Municipal Cemetery in Białystok (Cmentarz Miejski w Białymstoku) is a municipal cemetery located in Jaroszówka District in the city of Białystok, north-east Poland.

==History==
It was established in 1939 as a multi-religious military cemetery and later on it became an urban cemetery. Military section of historical importance (Polish and Soviet soldiers) currently occupy a small part of the necropolis, the remaining places are for the burials of civilians. Following the closure of the Bagnówka Cemetery, the cemetery was also used for the burial of the Jews of Białystok.

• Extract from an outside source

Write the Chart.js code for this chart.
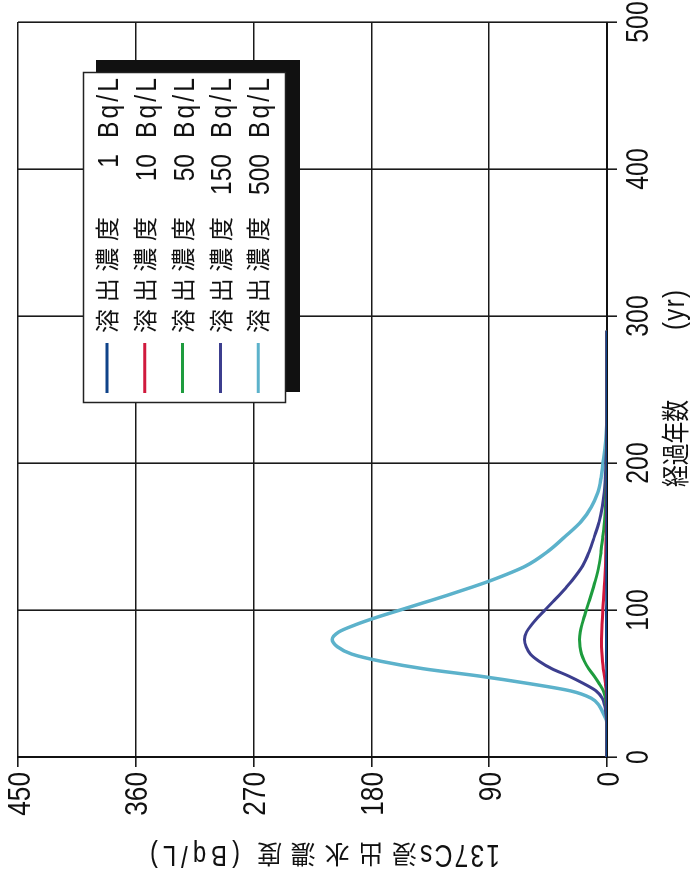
<!DOCTYPE html>
<html><head><meta charset="utf-8">
<script src="https://cdn.jsdelivr.net/npm/chart.js@4"></script>
<style>
html,body{margin:0;padding:0;background:#fff;overflow:hidden;width:690px;height:881px;}
#wrap{position:absolute;left:0;top:0;width:881px;height:690px;transform-origin:0 0;transform:translateY(881px) rotate(-90deg);background:#fff;}
canvas{display:block;}
</style></head><body>
<div id="wrap"><canvas id="c" width="881" height="690"></canvas></div>
<script>
// Elapsed years (x)
const years = [0,10,20,25,30,35,40,45,50,55,60,65,70,75,80,85,90,95,100,105,110,115,120,130,140,150,160,170,180,190,200,210,220,230,240,260,290];
// 137Cs leachate concentration (Bq/L) for each leaching concentration
const conc1   = [0,0,0,0,0.01,0.01,0.02,0.06,0.12,0.19,0.28,0.34,0.39,0.41,0.42,0.41,0.38,0.35,0.32,0.28,0.24,0.21,0.18,0.12,0.09,0.06,0.04,0.02,0.01,0.01,0.01,0,0,0,0,0,0];
const conc10  = [0,0,0,0.01,0.06,0.12,0.24,0.56,1.2,1.94,2.8,3.44,3.9,4.12,4.2,4.1,3.84,3.52,3.16,2.8,2.44,2.1,1.78,1.24,0.9,0.64,0.4,0.24,0.14,0.09,0.06,0.03,0.01,0,0,0,0];
const conc50  = [0,0,0,0.05,0.3,0.6,1.2,2.8,6,9.7,14,17.2,19.5,20.6,21,20.5,19.2,17.6,15.8,14,12.2,10.5,8.9,6.2,4.5,3.2,2,1.2,0.7,0.45,0.3,0.15,0.05,0,0,0,0];
const conc150 = [0,0,0,0.15,0.9,1.8,3.6,8.4,18,29.1,42,51.6,58.5,61.8,63,61.5,57.6,52.8,47.4,42,36.6,31.5,26.7,18.6,13.5,9.6,6,3.6,2.1,1.35,0.9,0.45,0.15,0,0,0,0];
const conc500 = [0,0,0,0.5,3,6,12,28,60,97,140,172,195,206,210,205,192,176,158,140,122,105,89,62,45,32,20,12,7,4.5,3,1.5,0.5,0,0,0,0];

const legendPrefix = '溶出濃度';
const legendValues = ['1','10','50','150','500'];
const legendUnit = 'Bq/L';
const xTicks = [0,100,200,300,400,500];
const yTicks = [0,90,180,270,360,450];
const xTitleMain = '経過年数';
const xTitleUnit = '(yr)';
const yTitleIso = '137Cs';
const yTitleMain = '浸出水濃度';
const yTitleUnit = '(Bq/L)';

const seriesList = [conc1, conc10, conc50, conc150, conc500];
const colors = ['#0f4389','#d0193d','#1e9c3e','#3c3e8e','#5cb2cb'];
const widths = [3,3,3,3,3.5];

const NUM_FONT = "'Liberation Sans',Arial,sans-serif";
const CJK_FONT = "'Noto Sans CJK JP','Noto Sans',sans-serif";
const INK = '#111';

// draw text condensed horizontally by factor k
function narrowText(c, text, x, y, font, k, align) {
  c.save();
  c.font = font;
  const w = c.measureText(text).width * k;
  let sx = x;
  if (align === 'right') sx = x - w;
  else if (align === 'center') sx = x - w / 2;
  c.translate(sx, y);
  c.scale(k, 1);
  c.textAlign = 'left';
  c.fillText(text, 0, 0);
  c.restore();
}
// draw characters spread so the text spans [x0, x1] along current x direction
function spanText(c, text, x0, x1, y, font, k) {
  c.save();
  c.font = font;
  const chars = Array.from(text);
  const ws = chars.map(ch => c.measureText(ch).width * k);
  const total = ws.reduce((a, b) => a + b, 0);
  const gap = chars.length > 1 ? ((x1 - x0) - total) / (chars.length - 1) : 0;
  let cx = x0;
  chars.forEach((ch, i) => {
    c.save();
    c.translate(cx, y);
    c.scale(k, 1);
    c.textAlign = 'left';
    c.fillText(ch, 0, 0);
    c.restore();
    cx += ws[i] + gap;
  });
  c.restore();
}

const decorPlugin = {
  id: 'decor',
  afterDraw(chart) {
    const c = chart.ctx;
    const a = chart.chartArea;
    const xs = chart.scales.x, ys = chart.scales.y;
    c.save();
    c.fillStyle = INK;
    c.textBaseline = 'alphabetic';
    // tick labels
    xs.ticks.forEach(t => narrowText(c, String(t.value), xs.getPixelForValue(t.value), a.bottom + 41, '31px ' + NUM_FONT, 0.8, 'center'));
    ys.ticks.forEach(t => narrowText(c, String(t.value), a.left - 15, ys.getPixelForValue(t.value) + 11.5, '32px ' + NUM_FONT, 0.82, 'right'));
    // x title
    c.textBaseline = 'middle';
    spanText(c, xTitleMain, a.left + 270, a.left + 357, a.bottom + 68, '28px ' + CJK_FONT, 0.78);
    spanText(c, xTitleUnit, a.left + 427, a.left + 467, a.bottom + 69, '30px ' + NUM_FONT, 0.8);
    // y title (rotated, reading bottom to top)
    c.save();
    c.translate(26, 0);
    c.rotate(-Math.PI / 2);
    spanText(c, yTitleIso, -500, -420, 1, '31px ' + NUM_FONT, 0.8);
    spanText(c, yTitleMain, -417, -257, 0, '25px ' + CJK_FONT, 1);
    spanText(c, yTitleUnit, -240, -150, 1, '30px ' + NUM_FONT, 0.8);
    c.restore();
    // legend box with shadow
    const L = a.left + 354, T = a.top + 65, W = 330, H = 202;
    c.fillStyle = INK;
    c.fillRect(L + 11, T + 13, W + 2, H + 2);
    c.fillStyle = '#fff';
    c.fillRect(L, T, W, H);
    c.strokeStyle = '#222'; c.lineWidth = 1.5;
    c.strokeRect(L + 0.5, T + 0.5, W, H);
    chart.data.datasets.forEach((ds, i) => {
      const cy = T + 24 + i * 37.8;
      c.strokeStyle = ds.borderColor; c.lineWidth = 3;
      c.beginPath(); c.moveTo(L + 10, cy); c.lineTo(L + 60, cy); c.stroke();
      c.fillStyle = INK;
      c.textBaseline = 'middle';
      spanText(c, legendPrefix, L + 70, L + 186, cy, '24px ' + CJK_FONT, 1);
      c.textBaseline = 'alphabetic';
      narrowText(c, legendValues[i], L + 249, cy + 11, '30px ' + NUM_FONT, 0.82, 'right');
      spanText(c, legendUnit, L + 265, L + 325, cy + 11, '30px ' + NUM_FONT, 0.82);
    });
    c.restore();
  }
};

new Chart(document.getElementById('c').getContext('2d'), {
  type: 'line',
  data: {
    datasets: seriesList.map((s, i) => ({
      label: legendPrefix + ' ' + legendValues[i] + ' ' + legendUnit,
      data: years.map((x, j) => ({x: x, y: s[j]})),
      borderColor: colors[i],
      borderWidth: widths[i],
      pointRadius: 0,
      fill: false,
      cubicInterpolationMode: 'monotone'
    }))
  },
  options: {
    responsive: false,
    animation: false,
    devicePixelRatio: 1,
    layout: {padding: {left: 0, right: 22, top: 18, bottom: 0}},
    plugins: {legend: {display: false}, tooltip: {enabled: false}},
    scales: {
      x: {
        type: 'linear', min: 0, max: 500,
        afterBuildTicks(s) { s.ticks = xTicks.map(v => ({value: v})); },
        ticks: {display: false},
        grid: {color: '#1a1a1a', lineWidth: 1.6, tickLength: 10},
        border: {color: INK, width: 2},
        afterFit(s) { s.height = 83; }
      },
      y: {
        type: 'linear', min: 0, max: 450,
        afterBuildTicks(s) { s.ticks = yTicks.map(v => ({value: v})); },
        ticks: {display: false},
        grid: {color: '#1a1a1a', lineWidth: 1.6, tickLength: 10},
        border: {color: INK, width: 2},
        afterFit(s) { s.width = 124; }
      }
    }
  },
  plugins: [decorPlugin]
});
</script>
</body></html>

The cemetery includes family graves, single graves, brick graves, urn graves, children's graves and a columbarium. The common quarters of soldiers who died in the Soviet-Polish War and in the Invasion of Poland are located on the left side of the main avenue. In 1989, the society of Białystok founded a commemorative stone in front of the headquarters, on which there is a plaque with the inscription:

IN THESE GRAVES, NEXT TO 72 SOLDIERS FROM 1920, 100 UNKNOWN SOLDIERS FROM SEPTEMBER 1939 WHO FELT IN THE DEFENSE OF BIAŁYSTOK WERE BURIALED. ALSO BURIED HERE • Aviators: Capt. SEWERYN ŁAŹNIEWSKI AND 2nd Lt. EUGENIUSZ CHOJNACKI, WHO • ON September 3 FIGHTED A DEADLY BATTLE OVER THE TOWN WITH A GERMAN PILOT AND FELL IN THE WASILKÓW AREA. •• ON THE 50TH ANNIVERSARY OF SEPTEMBER 1939. • THE SOCIETY OF BIAŁYSTOK

In 2019 the remains of a Soviet soldier that was found in the area of Grodek were buried in the cemetery.